Tisepantekipanoske Development Program
This Development Program aims to improve the well-being of children, especially the most vulnerable, using an approach that is long term (15-20 years), holistic, focused on children, and seeks to enable their families, local communities and partners to address the underlying causes of poverty. These root causes are not just lack of access to the basic necessities of life like water, food or health care, but also include inequities like gender or ethnic discrimination, or abusive practices like exploitation or domestic violence that affect a child’s well-being.
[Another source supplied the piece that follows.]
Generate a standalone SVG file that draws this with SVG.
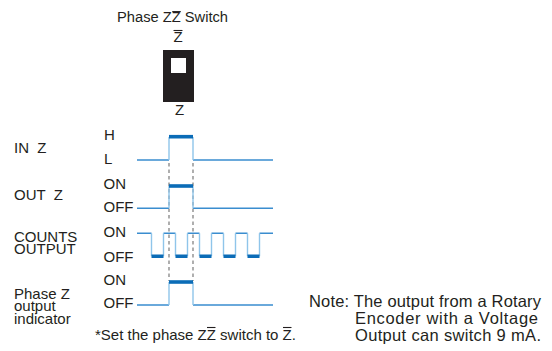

69 youth completed vocational training in sewing, hairstyling, and other trades, equipping them with skills to earn a living. They were also trained in business management and entrepreneurship. 60 youth attended workshops on environmentally friendly farming methods and 427 youth participated in environmental education activities. 10 youth were trained in advocacy methods, equipping them to influence local government to improve the quality of healthcare services. We worked with local health agencies to monitor the height and weight of 339 children younger than 5, of whom 29 percent were malnourished. We followed up with home visits for malnourished children, educated mothers on nutrition, and included parents in a food security project to help them start growing vegetables and raising livestock. 20 pregnant women and breast-feeding mothers were trained in infant care and early childhood development to reduce malnutrition and illness in babies. 34 parents and caregivers were trained in techniques for developing strong emotional bonds with their young children and for stimulating children's learning and social skills. 104 young adults attended health education sessions on topics including reproductive health and the harmful effects of alcohol abuse 14 families were trained in safe water and sanitation practices to prevent the spread of illness, as well as how to collect and store rainwater. 20 children and their families received access to clean water from five rainwater-harvesting tanks. 53 people, including peer tutors and parents, were trained to assist children with math, reading, and Spanish, helping 235 boys and girls improve their academic performance. 786 children came to our reading spaces for story time and other fun reading activities. As part of the reading program, they also learned what to do if they or someone they know experiences psychological violence at home, school, or in their community. 125 children joined our girls' soccer teams, which were formed in an effort to break down gender barriers and discrimination. 208 children were involved in children's clubs and youth networks, giving them opportunities to participate in decision-making processes that impact their lives. Through our parenting workshops, 62 parents learned how to strengthen their relationships with their children and how to create a loving, nurturing home environment.
This Development Program uses an innovative approach to programming. Instead of creating projects around specific sectors, they conduct integrative projects around the ages of the participants. The 0-5 project, for example, includes activities in health and nutrition from pregnancy to age 5, early education, child development, and birth registration.